== STATED PROBLEM ==
Leaving out the pictures, retype the lines from the beginning of the listing through the line containing "import * as".

— Begin SOURCE EXCERPT —

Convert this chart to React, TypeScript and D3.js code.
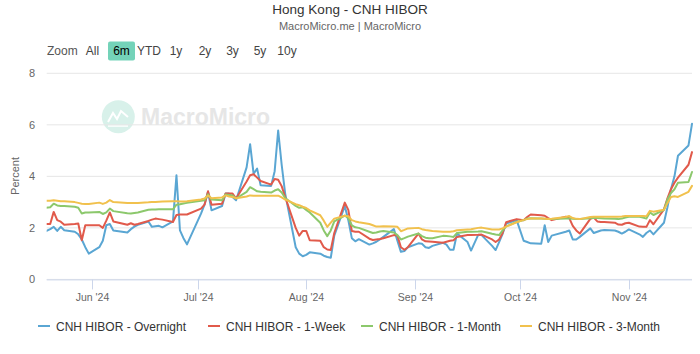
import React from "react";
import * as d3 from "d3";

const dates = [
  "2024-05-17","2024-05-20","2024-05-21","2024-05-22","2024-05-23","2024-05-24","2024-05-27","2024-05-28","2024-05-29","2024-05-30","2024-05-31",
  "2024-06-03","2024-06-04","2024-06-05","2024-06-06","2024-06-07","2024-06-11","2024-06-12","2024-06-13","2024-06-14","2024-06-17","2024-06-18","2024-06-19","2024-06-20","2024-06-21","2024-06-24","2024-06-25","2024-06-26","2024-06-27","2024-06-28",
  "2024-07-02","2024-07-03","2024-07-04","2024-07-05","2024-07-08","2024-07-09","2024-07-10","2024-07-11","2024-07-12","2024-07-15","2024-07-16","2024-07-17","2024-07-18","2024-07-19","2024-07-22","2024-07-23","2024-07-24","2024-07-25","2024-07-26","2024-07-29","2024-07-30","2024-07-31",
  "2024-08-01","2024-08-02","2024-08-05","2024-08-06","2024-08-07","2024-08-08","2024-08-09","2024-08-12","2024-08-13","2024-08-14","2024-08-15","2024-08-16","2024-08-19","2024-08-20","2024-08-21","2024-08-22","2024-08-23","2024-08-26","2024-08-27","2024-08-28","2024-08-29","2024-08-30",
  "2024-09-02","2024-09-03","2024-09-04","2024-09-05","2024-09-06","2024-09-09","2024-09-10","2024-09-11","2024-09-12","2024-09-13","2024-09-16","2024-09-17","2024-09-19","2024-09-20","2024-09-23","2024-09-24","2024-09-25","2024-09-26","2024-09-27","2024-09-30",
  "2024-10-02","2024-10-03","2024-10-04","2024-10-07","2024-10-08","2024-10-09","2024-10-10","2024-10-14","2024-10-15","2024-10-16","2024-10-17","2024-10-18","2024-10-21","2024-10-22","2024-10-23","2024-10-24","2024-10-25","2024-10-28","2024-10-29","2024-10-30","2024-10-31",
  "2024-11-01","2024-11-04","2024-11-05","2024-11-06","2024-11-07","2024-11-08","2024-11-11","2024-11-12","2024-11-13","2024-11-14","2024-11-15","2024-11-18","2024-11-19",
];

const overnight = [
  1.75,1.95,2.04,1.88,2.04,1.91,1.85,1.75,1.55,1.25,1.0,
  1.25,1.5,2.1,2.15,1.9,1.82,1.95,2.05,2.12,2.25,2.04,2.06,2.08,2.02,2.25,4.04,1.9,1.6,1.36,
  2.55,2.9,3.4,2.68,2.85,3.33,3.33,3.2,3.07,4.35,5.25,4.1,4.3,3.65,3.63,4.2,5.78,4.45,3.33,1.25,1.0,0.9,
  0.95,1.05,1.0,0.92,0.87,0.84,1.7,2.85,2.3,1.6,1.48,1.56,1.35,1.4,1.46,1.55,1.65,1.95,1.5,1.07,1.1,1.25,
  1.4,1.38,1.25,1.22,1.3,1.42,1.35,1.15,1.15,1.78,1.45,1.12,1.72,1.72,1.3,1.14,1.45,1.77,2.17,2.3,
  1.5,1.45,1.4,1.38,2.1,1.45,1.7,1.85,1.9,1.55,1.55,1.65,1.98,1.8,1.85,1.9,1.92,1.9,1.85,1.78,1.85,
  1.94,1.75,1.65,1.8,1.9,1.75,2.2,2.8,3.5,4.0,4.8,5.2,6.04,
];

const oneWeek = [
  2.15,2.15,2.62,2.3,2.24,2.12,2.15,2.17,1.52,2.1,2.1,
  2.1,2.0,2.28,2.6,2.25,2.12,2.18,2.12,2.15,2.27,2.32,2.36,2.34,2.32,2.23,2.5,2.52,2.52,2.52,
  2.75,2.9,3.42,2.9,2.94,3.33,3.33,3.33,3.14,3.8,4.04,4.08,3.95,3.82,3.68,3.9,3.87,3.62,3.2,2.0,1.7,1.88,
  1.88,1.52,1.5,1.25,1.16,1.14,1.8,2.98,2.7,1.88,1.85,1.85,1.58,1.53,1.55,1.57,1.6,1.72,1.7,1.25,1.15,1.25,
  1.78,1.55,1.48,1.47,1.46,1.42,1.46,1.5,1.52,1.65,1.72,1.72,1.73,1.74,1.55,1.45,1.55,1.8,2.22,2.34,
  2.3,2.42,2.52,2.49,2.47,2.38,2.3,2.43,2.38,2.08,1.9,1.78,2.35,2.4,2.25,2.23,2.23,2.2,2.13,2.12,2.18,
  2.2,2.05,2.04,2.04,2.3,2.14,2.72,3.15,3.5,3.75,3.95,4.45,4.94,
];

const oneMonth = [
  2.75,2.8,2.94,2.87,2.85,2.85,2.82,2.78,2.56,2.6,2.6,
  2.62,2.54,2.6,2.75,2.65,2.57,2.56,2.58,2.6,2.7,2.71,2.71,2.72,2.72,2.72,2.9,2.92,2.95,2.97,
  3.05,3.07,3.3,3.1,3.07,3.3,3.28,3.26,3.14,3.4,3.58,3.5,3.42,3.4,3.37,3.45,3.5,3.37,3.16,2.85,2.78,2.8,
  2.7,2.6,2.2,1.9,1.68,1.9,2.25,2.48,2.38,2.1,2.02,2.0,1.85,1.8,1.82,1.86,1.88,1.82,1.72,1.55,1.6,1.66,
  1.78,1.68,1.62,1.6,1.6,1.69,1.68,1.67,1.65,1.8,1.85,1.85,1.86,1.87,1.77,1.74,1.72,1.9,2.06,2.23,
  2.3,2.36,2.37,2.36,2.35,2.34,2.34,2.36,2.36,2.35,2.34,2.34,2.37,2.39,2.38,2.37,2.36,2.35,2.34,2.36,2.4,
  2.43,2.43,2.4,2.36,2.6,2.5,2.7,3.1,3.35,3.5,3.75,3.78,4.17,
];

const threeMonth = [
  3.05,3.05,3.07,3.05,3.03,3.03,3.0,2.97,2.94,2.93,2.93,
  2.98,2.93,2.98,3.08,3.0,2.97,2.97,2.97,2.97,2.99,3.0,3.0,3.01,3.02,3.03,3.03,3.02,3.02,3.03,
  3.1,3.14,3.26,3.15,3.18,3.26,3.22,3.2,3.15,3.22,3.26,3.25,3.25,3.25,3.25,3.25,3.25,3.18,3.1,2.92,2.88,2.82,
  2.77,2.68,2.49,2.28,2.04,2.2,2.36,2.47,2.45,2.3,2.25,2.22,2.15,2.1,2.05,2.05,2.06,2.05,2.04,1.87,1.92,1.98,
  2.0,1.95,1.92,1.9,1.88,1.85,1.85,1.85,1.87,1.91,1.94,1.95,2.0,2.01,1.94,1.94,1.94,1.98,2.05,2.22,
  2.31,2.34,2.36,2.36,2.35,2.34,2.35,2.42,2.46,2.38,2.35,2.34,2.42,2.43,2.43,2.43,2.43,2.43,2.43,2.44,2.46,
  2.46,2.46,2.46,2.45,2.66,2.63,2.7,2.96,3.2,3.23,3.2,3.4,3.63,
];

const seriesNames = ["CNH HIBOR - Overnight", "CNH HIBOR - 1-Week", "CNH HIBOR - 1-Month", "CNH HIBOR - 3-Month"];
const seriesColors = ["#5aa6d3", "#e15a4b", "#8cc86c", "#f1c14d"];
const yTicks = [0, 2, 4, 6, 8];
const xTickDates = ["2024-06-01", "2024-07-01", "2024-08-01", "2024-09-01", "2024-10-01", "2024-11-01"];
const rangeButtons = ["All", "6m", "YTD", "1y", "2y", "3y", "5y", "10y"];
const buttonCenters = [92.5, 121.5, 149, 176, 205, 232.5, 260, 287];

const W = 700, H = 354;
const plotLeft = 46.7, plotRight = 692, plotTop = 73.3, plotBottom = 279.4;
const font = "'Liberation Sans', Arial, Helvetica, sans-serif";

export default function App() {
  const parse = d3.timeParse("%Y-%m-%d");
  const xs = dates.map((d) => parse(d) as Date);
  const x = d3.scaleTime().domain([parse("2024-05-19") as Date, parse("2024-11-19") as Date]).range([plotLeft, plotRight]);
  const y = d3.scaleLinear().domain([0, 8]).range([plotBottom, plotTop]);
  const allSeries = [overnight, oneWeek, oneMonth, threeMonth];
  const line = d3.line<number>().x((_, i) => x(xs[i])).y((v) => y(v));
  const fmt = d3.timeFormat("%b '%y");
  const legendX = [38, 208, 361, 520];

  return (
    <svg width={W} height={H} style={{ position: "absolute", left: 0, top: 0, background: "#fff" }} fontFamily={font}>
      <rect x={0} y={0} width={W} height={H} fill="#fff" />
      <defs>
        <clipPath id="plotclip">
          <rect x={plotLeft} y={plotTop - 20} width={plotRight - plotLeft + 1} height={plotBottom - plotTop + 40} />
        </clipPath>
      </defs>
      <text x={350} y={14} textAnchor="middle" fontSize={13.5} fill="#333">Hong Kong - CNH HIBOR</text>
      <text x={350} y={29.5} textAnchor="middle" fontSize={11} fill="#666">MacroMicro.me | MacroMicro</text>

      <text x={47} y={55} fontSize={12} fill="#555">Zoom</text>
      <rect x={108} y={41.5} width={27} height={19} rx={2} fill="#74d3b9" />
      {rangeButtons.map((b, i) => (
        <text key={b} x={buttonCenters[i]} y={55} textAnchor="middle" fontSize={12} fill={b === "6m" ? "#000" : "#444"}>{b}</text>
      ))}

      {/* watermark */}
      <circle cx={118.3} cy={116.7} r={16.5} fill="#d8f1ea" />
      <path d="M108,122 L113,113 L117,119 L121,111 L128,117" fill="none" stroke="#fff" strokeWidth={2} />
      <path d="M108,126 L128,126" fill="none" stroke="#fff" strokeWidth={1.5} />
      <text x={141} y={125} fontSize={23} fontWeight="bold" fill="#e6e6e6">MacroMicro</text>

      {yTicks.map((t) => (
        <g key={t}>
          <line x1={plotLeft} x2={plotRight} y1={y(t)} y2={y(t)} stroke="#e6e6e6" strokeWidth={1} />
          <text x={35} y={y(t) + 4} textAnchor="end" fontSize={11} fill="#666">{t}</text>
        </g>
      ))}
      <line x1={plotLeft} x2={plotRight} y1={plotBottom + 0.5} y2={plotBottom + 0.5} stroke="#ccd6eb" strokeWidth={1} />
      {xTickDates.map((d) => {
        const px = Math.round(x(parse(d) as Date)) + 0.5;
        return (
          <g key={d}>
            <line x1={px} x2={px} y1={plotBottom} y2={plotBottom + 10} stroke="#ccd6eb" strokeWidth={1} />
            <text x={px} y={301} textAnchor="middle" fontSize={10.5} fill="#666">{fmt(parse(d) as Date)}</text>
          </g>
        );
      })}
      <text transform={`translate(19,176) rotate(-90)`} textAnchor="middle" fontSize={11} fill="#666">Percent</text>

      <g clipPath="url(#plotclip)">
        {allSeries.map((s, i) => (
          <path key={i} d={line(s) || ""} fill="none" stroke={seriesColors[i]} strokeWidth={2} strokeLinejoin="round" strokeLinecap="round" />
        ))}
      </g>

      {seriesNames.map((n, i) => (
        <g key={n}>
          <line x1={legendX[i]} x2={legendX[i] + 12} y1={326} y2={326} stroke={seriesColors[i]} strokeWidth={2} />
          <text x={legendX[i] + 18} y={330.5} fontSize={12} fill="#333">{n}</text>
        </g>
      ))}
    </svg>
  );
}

— End SOURCE EXCERPT —

== ANSWER FOR THE TASK ==
Convert this chart to React, TypeScript and D3.js code.
import React from "react";
import * as d3 from "d3";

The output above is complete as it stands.